You Require Huge Money to Start

This is a very common misconception held by a lot of people, they often think they need a huge loan or fat salary in order to start investing. Almost all the time when people are encouraged to start investing, they immediately start thinking about how to get a huge sum of money from somewhere or someone to start. Trust me, there are investment packages for every level, and if you could just review your expenses and cut off some excesses, you might just be surprised how much you’ll have let to stack up for the future.

Investing Is Too Risky

The older we get, we begin to realize the volatility of life and how everything we do is a risk, and if you aren’t in this school of thought, we should run through some scenarios together. Let’s be honest with ourselves, going to bed is a risk because you might not get up the next morning, and when you happen to make it into the next day, going to the bathroom to take a shower is also a risk because you might slip, fall and hit your head on the wrong spot and that could be it. Even going out to work or visiting a friend is also a risk because you might just get run over by a truck. I don’t mean to sound like a horror movie, but I hope the point is now clearer to you that there’s a basic risk factor in everything we do. What is expected of us in order to make the most important decisions especially when presented with the opportunity to choose, is to decide which risks are actually worth taking.

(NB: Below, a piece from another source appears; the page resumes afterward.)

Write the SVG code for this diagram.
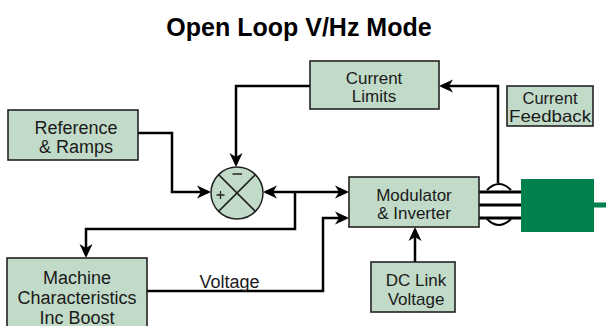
<svg xmlns="http://www.w3.org/2000/svg" width="606" height="326" viewBox="0 0 606 326">
<style>
.box{fill:#c2dbc9;stroke:#222;stroke-width:1.6}
.t{font-family:"Liberation Sans",Arial,sans-serif;font-size:18px;fill:#1a1a1a;text-anchor:middle}
.s{font-size:17px}
.title{font-family:"Liberation Sans",Arial,sans-serif;font-size:25px;font-weight:bold;fill:#000;text-anchor:middle}
.w{fill:none;stroke:#000;stroke-width:2.5}
.arr{marker-end:url(#ah)}
</style>
<defs>
<marker id="ah" viewBox="-15 -8 16 16" refX="-3" refY="0" markerWidth="16" markerHeight="16" markerUnits="userSpaceOnUse" orient="auto-start-reverse">
<path d="M0,0 L-14,-6.5 L-10,0 L-14,6.5 Z" fill="#000"/>
</marker>
</defs>
<rect width="606" height="326" fill="#fff"/>
<text class="title" x="299" y="36">Open Loop V/Hz Mode</text>

<g id="connectors">
<path class="w arr" d="M310,86 H236 V164"/>
<path class="w arr" d="M138,133 H172 V192 H208"/>
<path class="w" d="M266,192 H346" marker-start="url(#ah)" marker-end="url(#ah)"/>
<path class="w arr" d="M295,192 V229 H86 V255"/>
<path class="w arr" d="M147,291 H323 V218 H346"/>
<path class="w arr" d="M415,262 V230"/>
<path class="w arr" d="M498,183 V86 H442"/>
<path fill="none" stroke="#000" stroke-width="3" d="M479,192 H521 M479,205 H521 M479,218 H521"/>
<path fill="none" stroke="#000" stroke-width="2" d="M487,190 Q499,178 511,190 M487,219 Q499,231 511,219"/>
</g>

<g id="current-limits">
<rect class="box" x="310" y="61" width="129" height="48"/>
<text class="t s" x="374" y="84">Current</text>
<text class="t s" x="374" y="102">Limits</text>
</g>

<g id="current-feedback">
<rect class="box" x="507" y="86" width="86" height="40"/>
<text class="t" x="550" y="104" style="font-size:16.5px">Current</text>
<text class="t" x="550" y="121.5" style="font-size:16.5px" textLength="82" lengthAdjust="spacingAndGlyphs">Feedback</text>
</g>

<g id="reference-ramps">
<rect class="box" x="8" y="110" width="130" height="50"/>
<text class="t" x="76" y="134">Reference</text>
<text class="t" x="76" y="152.5">&amp; Ramps</text>
</g>

<g id="summing-junction">
<circle cx="237" cy="193" r="26" fill="#c2dbc9" stroke="#222" stroke-width="1.5"/>
<path d="M218.6,174.6 L255.4,211.4 M255.4,174.6 L218.6,211.4" stroke="#222" stroke-width="1.5"/>
<path d="M232.5,174 H242" stroke="#222" stroke-width="1.5"/>
<path d="M216.5,195 H224.5 M220.5,191 V199" stroke="#222" stroke-width="1.3"/>
</g>

<g id="modulator-inverter">
<rect class="box" x="349" y="177" width="130" height="50"/>
<text class="t s" x="414" y="201">Modulator</text>
<text class="t s" x="414" y="219">&amp; Inverter</text>
</g>

<g id="dc-link-voltage">
<rect class="box" x="371" y="262" width="84" height="50"/>
<text class="t s" x="416" y="286">DC Link</text>
<text class="t s" x="416" y="304.5">Voltage</text>
</g>

<g id="machine-characteristics">
<rect class="box" x="7" y="258" width="140" height="72"/>
<text class="t" x="77" y="284">Machine</text>
<text class="t" x="77" y="304">Characteristics</text>
<text class="t" x="77" y="323.5">Inc Boost</text>
</g>

<text class="t" x="229.5" y="288">Voltage</text>

<g id="motor">
<rect x="521" y="179" width="73" height="53" fill="#00804a"/>
<rect x="594" y="202.5" width="12" height="5" fill="#00804a"/>
</g>
</svg>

Investing Takes Long to Yield Return

A lot of people think that investments generally take too long for returns to yield and to be honest before I acquired proper information about investing, I thought quite similarly. Except proven otherwise, it is my personal opinion that people who have this misconception primarily lack patience to sit and watch a plant grow. If you’re one of such persons, you can still indulge in investing because you have options. The first note one must take on investment is that it varies in types, as there are short-term investment plans and there are also long-term investment plans. One must also know that because an investment has a long-term plan doesn’t guarantee a greater yield than the short-term plan. It generally depends on a lot of other factors besides duration.

Finally, in order to be a good investor, you must put aside every shadow of doubt, and leave your emotions aside while taking investment decisions. You’ll also need your optimism to stay afloat when tension rises. Being an investor comes with a lot of crucial decisions to be made, therefore you need to be clear from these common misconceptions that have to do with investing.